_How is the Mekkah hospitality market adapting to changes?
In order to facilitate religious tourist inflows, there have been longstanding plans to upgrade the existing infrastructure. While most are still under development, the most recent of these to come to market is the Haramain High Speed Railway which was inaugurated in September 2018.
The 450 km line will improve travel times within the Western Region, and help to alleviate the capacity constraints of Makkah. Initiatives such as these are a positive signal that the government is investing in the infrastructure required to facilitate the goal of increasing visitor quotas.
"Increasing visitor quotas from approximately 10 million currently to 15 million in 2020 and 30 million in 2030."
The hospitality supply across Makkah is dominated by low quality, standalone properties, with 50% of the total room supply classified two star or below. While official records indicate that there are 264,000 hotel and serviced apartment rooms across the city, only 22,000 can be classified as quality supply - which not only highlights the need for quality hospitality accommodation, but also serves as a reflection of the guest profile given that affordability is a primary concern for most pilgrims.
The pipeline of quality hotel offerings are dominated by 4-Star properties, which account for 55% of the forthcoming 21,806 quality keys estimated to enter the market by 2021.
Trading performance
Performance in Makkah’s hotel market has been softening in recent years, with RevPAR levels falling to SAR 431 in 2017, representing a decline of 15% from the previous year.
In the short-term, overall occupancy and average daily rates are anticipated to face continued pressure, and hotels in primary locations will prove to be the most resilient. Given historic precedence, performance declines disproportionally impact properties that are not on the front line in times of subdued demand, and as a result such properties are far more susceptible to market shifts. As such, it is not uncommon for properties in these locations to run at annual occupancy levels in the range of 30%-40% compared to 70%-80% on the front line.
While YTD August hotel performance in Makkah appeared to indicate that performance declines had bottomed out, this was not the case. The improvement was attributable to differences between the Gregorian and Hijri Calendars.
Conclusion
Like most major GCC cities, the hospitality sector in Makkah has faced headwinds in recent years due to a variety of factors.
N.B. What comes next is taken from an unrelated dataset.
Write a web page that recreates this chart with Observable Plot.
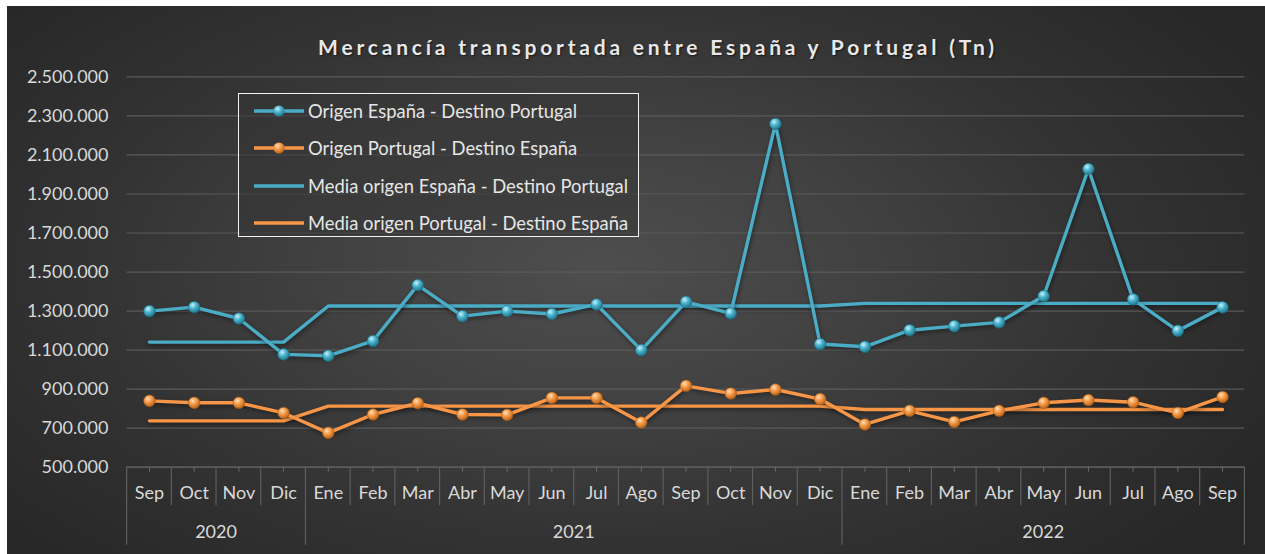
<!DOCTYPE html>
<html><head><meta charset="utf-8">
<script src="https://cdn.jsdelivr.net/npm/d3@7"></script>
<script src="https://cdn.jsdelivr.net/npm/@observablehq/plot@0.6"></script>
<style>
body{margin:0;background:#fff;}
#wrap{position:relative;width:1265px;height:554px;overflow:hidden;font-family:Lato,"Open Sans",sans-serif;}
#bg{position:absolute;left:7px;top:6px;width:1258px;height:548px;
 background:radial-gradient(ellipse 62% 75% at 47% 48%, #4e4e4e 0%, #414141 35%, #333333 65%, #272727 100%);}
#title{position:absolute;top:34px;left:658px;transform:translateX(-50%);white-space:nowrap;font-weight:700;font-size:21px;letter-spacing:3.8px;color:#e8e8e8;text-shadow:1px 1px 2px rgba(0,0,0,0.6);}
#chart{position:absolute;left:0;top:0;}
#chart svg text{fill:#d9d9d9;font-family:Lato,"Open Sans",sans-serif;}
#legend{position:absolute;left:238px;top:93px;width:399px;height:142px;border:1.5px solid #f2f2f2;background:rgba(52,52,52,0.55);}
.row{position:absolute;left:0;height:24px;display:flex;align-items:center;}
.row span{font-size:18.4px;color:#e6e6e6;white-space:nowrap;margin-left:3px;}
</style></head>
<body>
<div id="wrap">
  <div id="bg"></div>
  <div id="chart"></div>
  <div id="title">Mercancía transportada entre España y Portugal (Tn)</div>
  <div id="legend"></div>
</div>
<script>
// ---- data ----
const months = ["Sep","Oct","Nov","Dic","Ene","Feb","Mar","Abr","May","Jun","Jul","Ago","Sep","Oct","Nov","Dic","Ene","Feb","Mar","Abr","May","Jun","Jul","Ago","Sep"];
const years = ["2020","2020","2020","2020","2021","2021","2021","2021","2021","2021","2021","2021","2021","2021","2021","2021","2022","2022","2022","2022","2022","2022","2022","2022","2022"];
const origenEspana = [1300000,1320000,1262000,1078000,1071000,1147000,1433000,1274000,1300000,1285000,1334000,1100000,1347000,1288000,2259000,1131000,1117000,1202000,1223000,1242000,1377000,2028000,1360000,1199000,1319000];
const origenPortugal = [840000,830000,830000,778000,676000,770000,828000,770000,768000,855000,855000,729000,917000,878000,898000,849000,719000,789000,732000,789000,830000,844000,833000,778000,860000];
const mediaEspana = [1141000,1141000,1141000,1141000,1326000,1326000,1326000,1326000,1326000,1326000,1326000,1326000,1326000,1326000,1326000,1326000,1339500,1339500,1339500,1339500,1339500,1339500,1339500,1339500,1339500];
const mediaPortugal = [737500,737500,737500,737500,813000,813000,813000,813000,813000,813000,813000,813000,813000,813000,813000,813000,796000,796000,796000,796000,796000,796000,796000,796000,796000];
const yTicks = [500000,700000,900000,1100000,1300000,1500000,1700000,1900000,2100000,2300000,2500000];
const seriesNames = ["Origen España - Destino Portugal","Origen Portugal - Destino España","Media origen España - Destino Portugal","Media origen Portugal - Destino España"];
const BLUE = "#4BACC6", ORANGE = "#F79646";

const keys = months.map((m,i) => years[i] + "-" + i);
const rows = arr => keys.map((k,i) => ({key:k, v:arr[i]}));
const loc = d3.formatLocale({decimal:",", thousands:".", grouping:[3], currency:["",""]});
const fmt = loc.format(",d");

const plot = Plot.plot({
  width:1265, height:554,
  marginLeft:126.6, marginRight:20.6, marginTop:76.4, marginBottom:87.3,
  style:{background:"transparent", overflow:"visible"},
  x:{type:"point", domain:keys, padding:0.5, round:false},
  y:{domain:[500000,2500000]},
  marks:[
    Plot.gridY(yTicks, {stroke:"#5a5a5a", strokeOpacity:1, strokeWidth:1.2}),
    Plot.axisY(yTicks, {tickSize:0, tickPadding:18.6, tickFormat:fmt, fontSize:18, label:null}),
    Plot.ruleY([500000], {stroke:"#5e5e5e", strokeWidth:1.2}),
    Plot.axisX(keys, {tickSize:5, tickPadding:14, stroke:"#6a6a6a", fontSize:18, label:null, tickFormat:k => months[keys.indexOf(k)]}),
    Plot.lineY(rows(mediaEspana), {x:"key", y:"v", stroke:BLUE, strokeWidth:3.4}),
    Plot.lineY(rows(mediaPortugal), {x:"key", y:"v", stroke:ORANGE, strokeWidth:3.4}),
    Plot.lineY(rows(origenEspana), {x:"key", y:"v", stroke:BLUE, strokeWidth:3.4}),
    Plot.lineY(rows(origenPortugal), {x:"key", y:"v", stroke:ORANGE, strokeWidth:3.4}),
    Plot.dot(rows(origenEspana), {x:"key", y:"v", r:5.8, fill:"url(#gBlue)", stroke:"#1d6e84", strokeWidth:0.6}),
    Plot.dot(rows(origenPortugal), {x:"key", y:"v", r:5.8, fill:"url(#gOrange)", stroke:"#a95a16", strokeWidth:0.6})
  ]
});

const svg = d3.select(plot);
svg.selectAll("g[aria-label='line'] path").style("filter","drop-shadow(1px 2px 2px rgba(0,0,0,0.45))");
const defs = svg.insert("defs", ":first-child");
function grad(id, hi, mid, lo){
  const g = defs.append("radialGradient").attr("id",id).attr("cx","38%").attr("cy","32%").attr("r","70%");
  g.append("stop").attr("offset","0%").attr("stop-color",hi);
  g.append("stop").attr("offset","45%").attr("stop-color",mid);
  g.append("stop").attr("offset","100%").attr("stop-color",lo);
}
grad("gBlue","#c9f1fb","#4bb3cd","#1f7489");
grad("gOrange","#ffe0b8","#f59a48","#b8621a");

// category separators and year groups, positioned via the plot's own scales
const sx = plot.scale("x"), sy = plot.scale("y");
const step = sx.apply(keys[1]) - sx.apply(keys[0]);
const yBase = sy.apply(500000);
const bounds = keys.map(k => sx.apply(k) - step/2).concat([sx.apply(keys[keys.length-1]) + step/2]);
const yearStarts = [0];
for (let i=1;i<years.length;i++) if (years[i]!==years[i-1]) yearStarts.push(i);
yearStarts.push(years.length);
const g = svg.append("g").attr("stroke","#5e5e5e").attr("stroke-width",1.2);
bounds.forEach((bx,i) => {
  const isYear = yearStarts.includes(i);
  g.append("line").attr("x1",bx).attr("x2",bx).attr("y1",yBase).attr("y2",yBase + (isYear ? 78 : 38.5));
});
const tg = svg.append("g").attr("font-size",18).attr("text-anchor","middle");
for (let j=0;j<yearStarts.length-1;j++){
  const cx = (bounds[yearStarts[j]] + bounds[yearStarts[j+1]])/2;
  tg.append("text").attr("x",cx).attr("y",yBase+71).text(years[yearStarts[j]]);
}
document.getElementById("chart").append(plot);

// legend
const legend = d3.select("#legend");
const legendTops = [5, 42, 80, 117];
seriesNames.forEach((name,i) => {
  const color = i % 2 === 0 ? BLUE : ORANGE;
  const row = legend.append("div").attr("class","row").style("top", legendTops[i]+"px").style("left","14px");
  const s = row.append("svg").attr("width",52).attr("height",24);
  const sd = s.append("defs");
  const gr = sd.append("radialGradient").attr("id","lg"+i).attr("cx","38%").attr("cy","32%").attr("r","70%");
  const cols = i%2===0 ? ["#c9f1fb","#4bb3cd","#1f7489"] : ["#ffe0b8","#f59a48","#b8621a"];
  cols.forEach((c,j)=>gr.append("stop").attr("offset",[0,45,100][j]+"%").attr("stop-color",c));
  s.append("line").attr("x1",1).attr("x2",51).attr("y1",12).attr("y2",12).attr("stroke",color).attr("stroke-width",3.4);
  if (i < 2) s.append("circle").attr("cx",26).attr("cy",12).attr("r",5.6).attr("fill","url(#lg"+i+")");
  row.append("span").text(name);
});
</script>
</body></html>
The opening of the Haramain High Speed rail and significant progress with the enhancement works at King Abdulaziz International airport are strong signals that the infrastructure is catching up to governmental ambitions for the city, but ultimately legislative and financial constraints still need to be fine-tuned in order to fully maximise the potential of inbound visitation.
As mega developments continue to be announced and executed, we expect the government to relax visa quotas and increase tourist flows sharply in the short to medium term. In turn, as the city becomes more developed, the expectation is that the values of prime real estate - particularly on the front line of the Haram - will increase at a disproportional rate in relation to stock further from the Haram.